2

We are monitoring the disks on our servers using Smartmontools and Nagios with the check_smartmon or another Nagios plugin. It appears to work, as there are no errors. But how do I know if it is truly working?

It would be great to simulate an error on the disk and observe the error through the entire Nagios pipeline. From the Linux or FreeBSD commandline, s there a way to trigger a SMART fault on a disk drive or array without damaging the disk?

I found an old discussion on the smartmontools-support mailinglist, but it's not clear that this functionality was ever added.

Stefan Lasiewski
  • 22,949
  • 38
  • 129
  • 184
  • Updated my question. We are using Nagios for centralized monitoring. Will `-M test` create an error condition which will be detected by the smartmon utilities? – Stefan Lasiewski Feb 09 '13 at 00:06
  • 1
    It looks like `check_smartmon` just executes `smartctl` and parses the results, so I don't see any good way to test it like you seem to want. You might want to have smartd set up and emailing you anyway. – Michael Hampton Feb 09 '13 at 00:12
  • I see what you're saying. If I could manually trigger an error condition then any admin could test the SMART monitoring from a variety of angles. – Stefan Lasiewski Feb 09 '13 at 00:41
  • And while there are two votes to close, note that this not a dupe. While this question is similar to [Is smartd properly configured to send alerts by email?](http://serverfault.com/questions/426761/is-smartd-properly-configured-to-send-alerts-by-email), but that answer only appears to test the email functionality, not the SMART monitoring itself. – Stefan Lasiewski Feb 09 '13 at 00:50
  • 2
    I suspect your best option is to find a drive that is showing some SMART errors already, and keep it round for future testing. It's quite likely that an older desktop drive will have some number of reallocated sectors, which should be enough to show something with check_smartmon. – Daniel Lawson Feb 09 '13 at 00:53
  • I suspect you're right. I am just looking for a way to do this quickly on the commandline. – Stefan Lasiewski Feb 09 '13 at 06:27
  • 2
    Why don't you make a fake `smartctl` that produces whatever output you want? – sendmoreinfo Feb 09 '13 at 15:20

2 Answers2

3

If the drive firmware supports it, hdparm can be used to manually corrupt some sectors via its --make-bad-sector option. Note that this will really corrupt a sector, which means that:

  • on subsequent read, the sector will be "discovered" as unreadable with a corresponding increase in SMART attribute 197 - Current Pending Sector
  • on subsequent write, the sector will be remapped using a spare sector, with a corresponding increase in SMART attribute 5 - Reallocated Sector Count

Please note that hdparm distinguishes between a "normal" and "flagged" corruption: in the former, any read will timeout as if the sector were genuinely bad; in the latter any read will immediately be aborted.

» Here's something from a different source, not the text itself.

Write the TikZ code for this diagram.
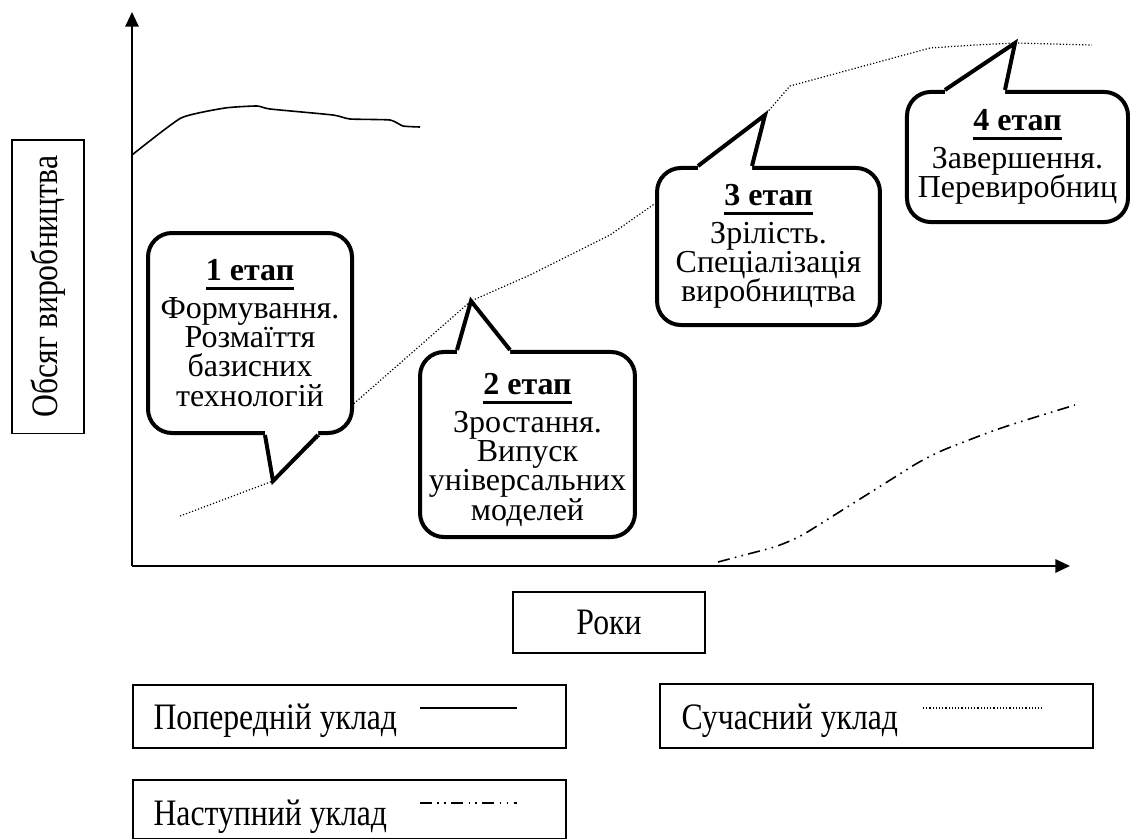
\documentclass[tikz,border=0pt]{standalone}
\usepackage{fontspec}
\setmainfont{Liberation Serif}[FakeStretch=0.85]
\newfontfamily\stagefamily{Liberation Serif}
\usetikzlibrary{arrows.meta,calc}

\newcommand{\etap}[1]{\setbox0=\hbox{\textbf{#1 етап}}\vtop{\copy0\kern2.2pt\hrule height 1.1pt}}
\newcommand{\picfont}{\fontsize{14}{11.6}\selectfont}
\newcommand{\stagefont}{\stagefamily\fontsize{12}{11}\selectfont\lineskiplimit-20pt\relax}

\begin{document}
\begin{tikzpicture}[x=0.375pt,y=-0.375pt,font=\picfont,
  axis/.style={line width=0.75pt,-{Triangle[length=5.5pt,width=5pt]}},
  oldway/.style={line width=0.6pt},
  curway/.style={line width=0.45pt,dash pattern=on 0.45pt off 0.75pt},
  nextway/.style={line width=0.6pt,dash pattern=on 4.5pt off 2pt on 0.6pt off 2pt on 0.6pt off 2pt},
  stage/.style={draw,fill=white,line width=1.5pt,rounded corners=9pt,align=center,inner sep=1pt,font=\stagefont},
  tail/.style={line width=1.5pt,line join=miter},
  legbox/.style={draw,line width=0.5pt},
  legtext/.style={anchor=base west,inner sep=0pt}]

\useasboundingbox (0,0) rectangle (1130,839);

%axes
\coordinate (o) at (132,566);
\draw [axis] (o) -- (132,12);
\draw [axis] (o) -- (1070,566);
\node [legbox, rotate=90, minimum width=110pt, minimum height=27pt] (ylab) at (48,286.5) {Обсяг виробництва};
\node [legbox, minimum width=72pt, minimum height=22.9pt] (roky) at (609,622.5) {Роки};

%stages on the curve
\coordinate (s1) at (273,481);
\coordinate (s2) at (471,301);
\coordinate (s3) at (765,115);
\coordinate (s4) at (1015,43);

%curves
\draw [oldway] plot [smooth, tension=0.3] coordinates {(132,155) (181,118) (225,108) (257,106) (270,109) (333,115) (350,119) (390,120) (403,126) (420,127)};
\draw [curway] (180,516) -- (s1) -- (350,407) -- (s2) -- (530,275) -- (610,235) -- (660,200)
   -- (690,172) -- (s3) -- (790,86) -- (930,48) -- (975,45) -- (s4) -- (1092,45);
\draw [nextway, rounded corners=8pt] (718,562) -- (790,543) -- (930,455) -- (1000,428) -- (1075,405);

%callouts
\node [stage, minimum width=76.5pt, minimum height=75pt] (c1) at (250,333)
   {\etap{1}\\[3pt]Формування.\\Розмаїття\\базисних\\технологій};
\node [stage, minimum width=80.6pt, minimum height=69.4pt] (c2) at (527.5,444.5)
   {\rule{0pt}{12pt}\etap{2}\\[3pt]Зростання.\\Випуск\\універсальних\\моделей};
\node [stage, minimum width=83.6pt, minimum height=58.9pt] (c3) at (768.5,246.5)
   {\etap{3}\\[3pt]Зрілість.\\Спеціалізація\\виробництва};
\node [stage, minimum width=82.9pt, minimum height=48.8pt] (c4) at (1017.5,157)
   {\etap{4}\\[3pt]Завершення.\\Перевиробниц};
\foreach \n/\a/\p/\q/\d/\t in {c1/south/15/68/-6/s1, c2/north/-70.5/-17.5/6/s2,
   c3/north/-70.5/-16.5/6/s3, c4/north/-72.5/-12.5/6/s4}
   {\fill [white] ($(\n.\a)+(\p,\d)$) -- ($(\n.\a)+(\p,0)$) -- (\t) -- ($(\n.\a)+(\q,0)$) -- ($(\n.\a)+(\q,\d)$) -- cycle;
    \draw [tail] ($(\n.\a)+(\p,0)$) -- (\t) -- ($(\n.\a)+(\q,0)$);
   }

%legend
\node [legbox, minimum width=162.4pt, minimum height=23.6pt] (leg1) at (349.5,716.5) {};
\node [legtext] (t1) at (153,729) {Попередній уклад};
\draw [oldway] (420,708) -- (517,708);
\node [legbox, minimum width=162.4pt, minimum height=24pt] (leg2) at (876.5,716) {};
\node [legtext] (t2) at (681,729) {Сучасний уклад};
\draw [curway] (923,708) -- (1042,708);
\node [legbox, minimum width=162.4pt, minimum height=22.1pt] (leg3) at (349.5,809.5) {};
\node [legtext] (t3) at (153,825) {Наступний уклад};
\draw [nextway] (420,803) -- (517,803);

\end{tikzpicture}
\end{document}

Be sure to understand that, using the method above, you are really corrupting sectors, with relative reallocation events - ie you are somehow "damaging" your drive.

Finally, to recover a sector before it is reallocated you can use the --repair-sector option.

Back to smartmontools: you can use an old drive to simulate such errors, giving smartd a chance to alert you and checking the effectiveness of your smartctl configuration.

shodanshok
  • 44,038
  • 6
  • 98
  • 162
0

You can not simulate damage on hard drives without having any real damage to check Smartmontools "power". Smartmontools is really good tool, it's working, and always safe and reliable. You can get some HDD with bad sectors instead?

Luka
  • 375
  • 5
  • 21